▸ What you have to do: Print all the entries verbatim.

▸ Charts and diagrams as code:

——————

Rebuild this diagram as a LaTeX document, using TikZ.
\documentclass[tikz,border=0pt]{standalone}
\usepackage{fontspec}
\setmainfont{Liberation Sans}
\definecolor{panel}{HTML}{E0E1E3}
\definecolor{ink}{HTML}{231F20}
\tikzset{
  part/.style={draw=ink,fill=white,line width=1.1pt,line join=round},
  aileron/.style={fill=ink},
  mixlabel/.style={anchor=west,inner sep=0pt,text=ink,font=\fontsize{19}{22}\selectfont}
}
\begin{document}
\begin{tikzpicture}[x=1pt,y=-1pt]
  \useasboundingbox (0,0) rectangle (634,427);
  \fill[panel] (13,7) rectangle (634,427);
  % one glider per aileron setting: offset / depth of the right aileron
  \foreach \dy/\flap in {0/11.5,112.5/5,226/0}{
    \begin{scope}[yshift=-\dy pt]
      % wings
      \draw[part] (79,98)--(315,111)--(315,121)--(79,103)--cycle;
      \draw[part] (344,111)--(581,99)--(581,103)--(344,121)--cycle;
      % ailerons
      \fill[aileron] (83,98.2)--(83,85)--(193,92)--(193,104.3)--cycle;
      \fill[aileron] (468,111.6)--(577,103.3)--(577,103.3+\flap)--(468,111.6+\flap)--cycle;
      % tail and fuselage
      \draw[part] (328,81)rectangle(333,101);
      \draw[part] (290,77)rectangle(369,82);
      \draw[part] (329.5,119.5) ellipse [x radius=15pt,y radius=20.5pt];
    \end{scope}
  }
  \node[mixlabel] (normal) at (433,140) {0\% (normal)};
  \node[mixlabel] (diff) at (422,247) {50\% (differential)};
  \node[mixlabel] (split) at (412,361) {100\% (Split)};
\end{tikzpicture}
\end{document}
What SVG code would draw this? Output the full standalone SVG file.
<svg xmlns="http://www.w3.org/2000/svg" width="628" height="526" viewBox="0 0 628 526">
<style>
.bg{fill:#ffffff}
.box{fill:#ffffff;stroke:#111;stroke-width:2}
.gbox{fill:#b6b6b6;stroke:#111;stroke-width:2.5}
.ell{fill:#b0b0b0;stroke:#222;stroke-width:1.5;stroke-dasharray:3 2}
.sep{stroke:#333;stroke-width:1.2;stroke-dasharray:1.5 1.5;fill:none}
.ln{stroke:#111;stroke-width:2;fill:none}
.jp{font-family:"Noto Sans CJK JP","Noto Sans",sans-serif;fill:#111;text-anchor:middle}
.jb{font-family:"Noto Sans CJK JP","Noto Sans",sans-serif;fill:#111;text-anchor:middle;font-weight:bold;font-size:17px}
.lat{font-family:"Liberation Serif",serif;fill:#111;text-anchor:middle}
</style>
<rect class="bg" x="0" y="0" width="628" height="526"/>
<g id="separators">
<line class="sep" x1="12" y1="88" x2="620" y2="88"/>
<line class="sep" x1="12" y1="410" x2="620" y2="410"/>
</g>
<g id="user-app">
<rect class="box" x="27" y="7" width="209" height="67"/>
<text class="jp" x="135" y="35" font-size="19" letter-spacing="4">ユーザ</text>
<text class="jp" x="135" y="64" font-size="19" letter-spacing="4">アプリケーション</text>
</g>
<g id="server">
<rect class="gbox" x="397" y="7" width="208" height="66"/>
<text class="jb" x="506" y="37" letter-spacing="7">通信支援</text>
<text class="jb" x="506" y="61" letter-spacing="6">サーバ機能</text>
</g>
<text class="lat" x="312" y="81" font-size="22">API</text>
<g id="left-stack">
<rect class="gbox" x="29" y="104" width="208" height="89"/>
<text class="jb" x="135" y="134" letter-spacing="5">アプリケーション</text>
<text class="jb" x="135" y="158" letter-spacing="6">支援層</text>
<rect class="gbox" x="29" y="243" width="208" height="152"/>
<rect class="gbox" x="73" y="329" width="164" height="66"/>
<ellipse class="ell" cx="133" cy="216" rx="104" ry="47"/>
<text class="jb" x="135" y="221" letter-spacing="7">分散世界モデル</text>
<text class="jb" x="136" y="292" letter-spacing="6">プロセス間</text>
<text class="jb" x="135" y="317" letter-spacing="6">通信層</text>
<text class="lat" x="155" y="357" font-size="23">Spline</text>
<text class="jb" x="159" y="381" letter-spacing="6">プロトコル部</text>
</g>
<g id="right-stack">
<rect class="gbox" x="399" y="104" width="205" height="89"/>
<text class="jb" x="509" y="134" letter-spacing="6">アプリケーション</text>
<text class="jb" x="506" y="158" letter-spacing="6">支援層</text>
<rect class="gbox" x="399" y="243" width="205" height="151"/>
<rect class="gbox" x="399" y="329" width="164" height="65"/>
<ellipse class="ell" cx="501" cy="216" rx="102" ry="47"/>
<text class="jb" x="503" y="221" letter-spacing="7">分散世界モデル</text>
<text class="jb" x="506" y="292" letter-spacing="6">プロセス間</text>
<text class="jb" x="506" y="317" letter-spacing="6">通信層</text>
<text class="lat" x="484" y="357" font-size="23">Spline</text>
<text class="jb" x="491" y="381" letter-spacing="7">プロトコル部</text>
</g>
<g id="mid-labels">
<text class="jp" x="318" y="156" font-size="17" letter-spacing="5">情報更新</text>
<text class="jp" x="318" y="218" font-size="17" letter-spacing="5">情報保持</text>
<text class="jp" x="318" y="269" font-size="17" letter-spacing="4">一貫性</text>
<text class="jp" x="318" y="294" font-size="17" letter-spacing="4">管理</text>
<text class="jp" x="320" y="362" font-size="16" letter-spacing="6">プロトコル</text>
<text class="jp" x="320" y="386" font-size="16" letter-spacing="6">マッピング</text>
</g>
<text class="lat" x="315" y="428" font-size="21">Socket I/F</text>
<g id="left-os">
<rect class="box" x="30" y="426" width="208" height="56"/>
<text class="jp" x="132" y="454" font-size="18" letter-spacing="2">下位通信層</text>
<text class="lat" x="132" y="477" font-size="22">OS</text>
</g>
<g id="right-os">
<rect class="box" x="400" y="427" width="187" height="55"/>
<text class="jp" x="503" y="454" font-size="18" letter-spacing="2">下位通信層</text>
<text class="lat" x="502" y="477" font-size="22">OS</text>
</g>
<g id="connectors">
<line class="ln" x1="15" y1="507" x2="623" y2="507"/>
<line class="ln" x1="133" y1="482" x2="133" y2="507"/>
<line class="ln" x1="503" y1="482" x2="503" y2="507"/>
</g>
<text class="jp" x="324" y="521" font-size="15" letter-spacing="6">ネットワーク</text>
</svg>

——————

▸ Correct answer:
Rebuild this diagram as a LaTeX document, using TikZ.
\documentclass[tikz,border=0pt]{standalone}
\usepackage{fontspec}
\setmainfont{Liberation Sans}
\definecolor{panel}{HTML}{E0E1E3}
\definecolor{ink}{HTML}{231F20}
\tikzset{
  part/.style={draw=ink,fill=white,line width=1.1pt,line join=round},
  aileron/.style={fill=ink},
  mixlabel/.style={anchor=west,inner sep=0pt,text=ink,font=\fontsize{19}{22}\selectfont}
}
\begin{document}
\begin{tikzpicture}[x=1pt,y=-1pt]
  \useasboundingbox (0,0) rectangle (634,427);
  \fill[panel] (13,7) rectangle (634,427);
  % one glider per aileron setting: offset / depth of the right aileron
  \foreach \dy/\flap in {0/11.5,112.5/5,226/0}{
    \begin{scope}[yshift=-\dy pt]
      % wings
      \draw[part] (79,98)--(315,111)--(315,121)--(79,103)--cycle;
      \draw[part] (344,111)--(581,99)--(581,103)--(344,121)--cycle;
      % ailerons
      \fill[aileron] (83,98.2)--(83,85)--(193,92)--(193,104.3)--cycle;
      \fill[aileron] (468,111.6)--(577,103.3)--(577,103.3+\flap)--(468,111.6+\flap)--cycle;
      % tail and fuselage
      \draw[part] (328,81)rectangle(333,101);
      \draw[part] (290,77)rectangle(369,82);
      \draw[part] (329.5,119.5) ellipse [x radius=15pt,y radius=20.5pt];
    \end{scope}
  }
  \node[mixlabel] (normal) at (433,140) {0\% (normal)};
  \node[mixlabel] (diff) at (422,247) {50\% (differential)};
  \node[mixlabel] (split) at (412,361) {100\% (Split)};
\end{tikzpicture}
\end{document}
What SVG code would draw this? Output the full standalone SVG file.
<svg xmlns="http://www.w3.org/2000/svg" width="628" height="526" viewBox="0 0 628 526">
<style>
.bg{fill:#ffffff}
.box{fill:#ffffff;stroke:#111;stroke-width:2}
.gbox{fill:#b6b6b6;stroke:#111;stroke-width:2.5}
.ell{fill:#b0b0b0;stroke:#222;stroke-width:1.5;stroke-dasharray:3 2}
.sep{stroke:#333;stroke-width:1.2;stroke-dasharray:1.5 1.5;fill:none}
.ln{stroke:#111;stroke-width:2;fill:none}
.jp{font-family:"Noto Sans CJK JP","Noto Sans",sans-serif;fill:#111;text-anchor:middle}
.jb{font-family:"Noto Sans CJK JP","Noto Sans",sans-serif;fill:#111;text-anchor:middle;font-weight:bold;font-size:17px}
.lat{font-family:"Liberation Serif",serif;fill:#111;text-anchor:middle}
</style>
<rect class="bg" x="0" y="0" width="628" height="526"/>
<g id="separators">
<line class="sep" x1="12" y1="88" x2="620" y2="88"/>
<line class="sep" x1="12" y1="410" x2="620" y2="410"/>
</g>
<g id="user-app">
<rect class="box" x="27" y="7" width="209" height="67"/>
<text class="jp" x="135" y="35" font-size="19" letter-spacing="4">ユーザ</text>
<text class="jp" x="135" y="64" font-size="19" letter-spacing="4">アプリケーション</text>
</g>
<g id="server">
<rect class="gbox" x="397" y="7" width="208" height="66"/>
<text class="jb" x="506" y="37" letter-spacing="7">通信支援</text>
<text class="jb" x="506" y="61" letter-spacing="6">サーバ機能</text>
</g>
<text class="lat" x="312" y="81" font-size="22">API</text>
<g id="left-stack">
<rect class="gbox" x="29" y="104" width="208" height="89"/>
<text class="jb" x="135" y="134" letter-spacing="5">アプリケーション</text>
<text class="jb" x="135" y="158" letter-spacing="6">支援層</text>
<rect class="gbox" x="29" y="243" width="208" height="152"/>
<rect class="gbox" x="73" y="329" width="164" height="66"/>
<ellipse class="ell" cx="133" cy="216" rx="104" ry="47"/>
<text class="jb" x="135" y="221" letter-spacing="7">分散世界モデル</text>
<text class="jb" x="136" y="292" letter-spacing="6">プロセス間</text>
<text class="jb" x="135" y="317" letter-spacing="6">通信層</text>
<text class="lat" x="155" y="357" font-size="23">Spline</text>
<text class="jb" x="159" y="381" letter-spacing="6">プロトコル部</text>
</g>
<g id="right-stack">
<rect class="gbox" x="399" y="104" width="205" height="89"/>
<text class="jb" x="509" y="134" letter-spacing="6">アプリケーション</text>
<text class="jb" x="506" y="158" letter-spacing="6">支援層</text>
<rect class="gbox" x="399" y="243" width="205" height="151"/>
<rect class="gbox" x="399" y="329" width="164" height="65"/>
<ellipse class="ell" cx="501" cy="216" rx="102" ry="47"/>
<text class="jb" x="503" y="221" letter-spacing="7">分散世界モデル</text>
<text class="jb" x="506" y="292" letter-spacing="6">プロセス間</text>
<text class="jb" x="506" y="317" letter-spacing="6">通信層</text>
<text class="lat" x="484" y="357" font-size="23">Spline</text>
<text class="jb" x="491" y="381" letter-spacing="7">プロトコル部</text>
</g>
<g id="mid-labels">
<text class="jp" x="318" y="156" font-size="17" letter-spacing="5">情報更新</text>
<text class="jp" x="318" y="218" font-size="17" letter-spacing="5">情報保持</text>
<text class="jp" x="318" y="269" font-size="17" letter-spacing="4">一貫性</text>
<text class="jp" x="318" y="294" font-size="17" letter-spacing="4">管理</text>
<text class="jp" x="320" y="362" font-size="16" letter-spacing="6">プロトコル</text>
<text class="jp" x="320" y="386" font-size="16" letter-spacing="6">マッピング</text>
</g>
<text class="lat" x="315" y="428" font-size="21">Socket I/F</text>
<g id="left-os">
<rect class="box" x="30" y="426" width="208" height="56"/>
<text class="jp" x="132" y="454" font-size="18" letter-spacing="2">下位通信層</text>
<text class="lat" x="132" y="477" font-size="22">OS</text>
</g>
<g id="right-os">
<rect class="box" x="400" y="427" width="187" height="55"/>
<text class="jp" x="503" y="454" font-size="18" letter-spacing="2">下位通信層</text>
<text class="lat" x="502" y="477" font-size="22">OS</text>
</g>
<g id="connectors">
<line class="ln" x1="15" y1="507" x2="623" y2="507"/>
<line class="ln" x1="133" y1="482" x2="133" y2="507"/>
<line class="ln" x1="503" y1="482" x2="503" y2="507"/>
</g>
<text class="jp" x="324" y="521" font-size="15" letter-spacing="6">ネットワーク</text>
</svg>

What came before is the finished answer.